Insert the name of the x-variable(s) that you want to use.
Short names
reg
Regress
More information help regress
A walk-through of the output
When we perform a linear regression in Stata, the table looks like this:
In this example, yvar ranges between 0 and 10, whereas xvar1 is a binary (0/1) variable and xvar2 is a continuous variable ranging between 100 and 500.
The upper left part of the table is an ANOVA table which shows distribution of variance. This is what the different columns mean:
Source
The Total variance is partitioned into Model and Residual. The former is the variance that can be explained by the Model, i.e. the x-variable(s) that we include. The latter is the variance which cannot be explained by the model.
SS
The sum of squares (SS) associated with the sources of variance.
Df
The degrees of freedom (df) associated with the sources of variance.
MS
The mean squares (MS), which is the sum of squares divided by the degrees of freedom.

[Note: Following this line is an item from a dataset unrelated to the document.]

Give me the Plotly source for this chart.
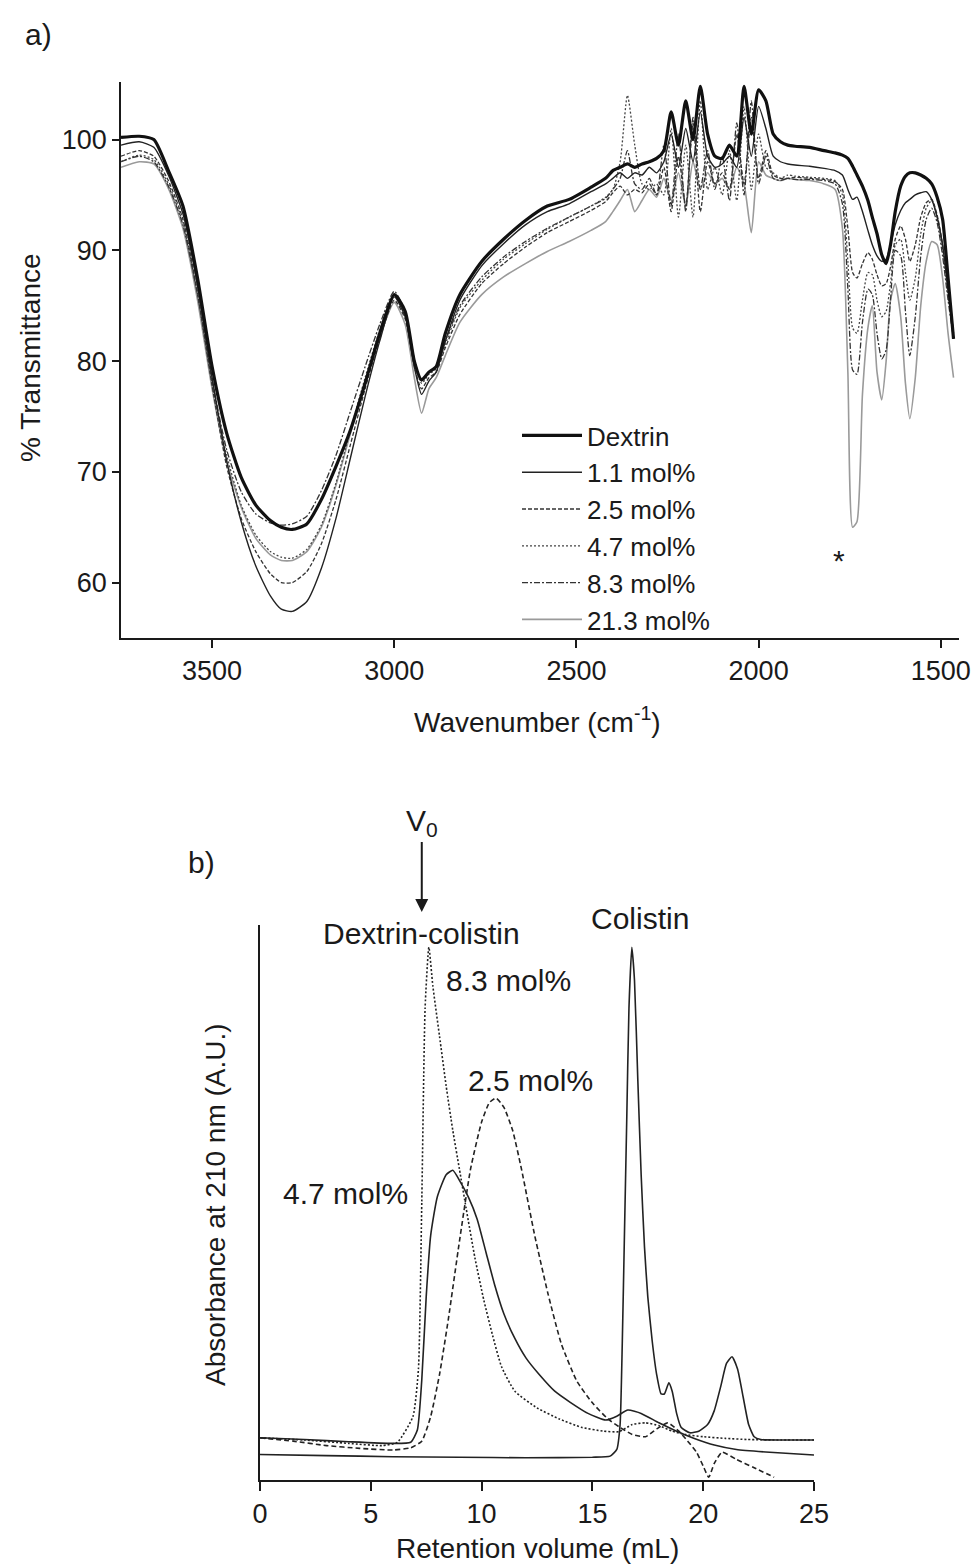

The upper right part shows the overall model fit. This is what the different rows mean:
Number of obs
The number of observations included in the model.
F
F-value, calculated as the mean square model divided by the mean square residual.
Prob > F
The p-value associated with the F-value. If the p-value is below 0.05, it means that the x-variable(s) reliably predict the y-variable.
R-squared
The proportion of variance in the y-var that can be explained by the x-variable(s).
Adj R-squared
Same as R-squared, but accounts for the overlap in the variance explain by each x-variable.
Root MSE
Root mean square error (RMSE). This can be seen as a measure of accuracy (the lower the RMSE, the less errors, i.e. the better the predictive power).
The lower part of the table presents the parameter estimates from the analysis.
The first column lists the y-variable on top, followed by our x-variable(s). The last row represents the constant (intercept).
Coef.
These are the B coefficients.
Std. Err.
The standard errors associated with the B coefficients.
t
T-value (B coefficient divided by its standard error).
P>|t|
P-value.
[95% Conf. Interval]
95% confidence intervals (lower limit and upper limit).
The analytical sample used for the examples
In the subsequent sections, we will use the following variables:
Dataset
StataData1.dta
Variable name
gpa
Variable label
Grade point average (Age 15, Year 1985)
Value labels
N/A
Variable name
cognitive
Variable label
Cognitive test score (Age 15, Year 1985)
Value labels
N/A
Variable name
bullied
Variable label
Exposure to bullying (Age 15, Year 1985)
Value labels
0=No 1=Yes
Variable name
skipped
Variable label
Skipped class (Age 15, Year 1985)
Value labels
1=Never 2=Sometimes 3=Often
sum gpa cognitive bullied skipped
We define our analytical sample through the following command:
gen pop_linear=1 if gpa!=. & cognitive!=. & bullied!=. & skipped!=.
This means that new the variable pop_linear gets the value 1 if the four variables do not have missing information. In this case, we have 8,136 individuals that are included in our analytical sample.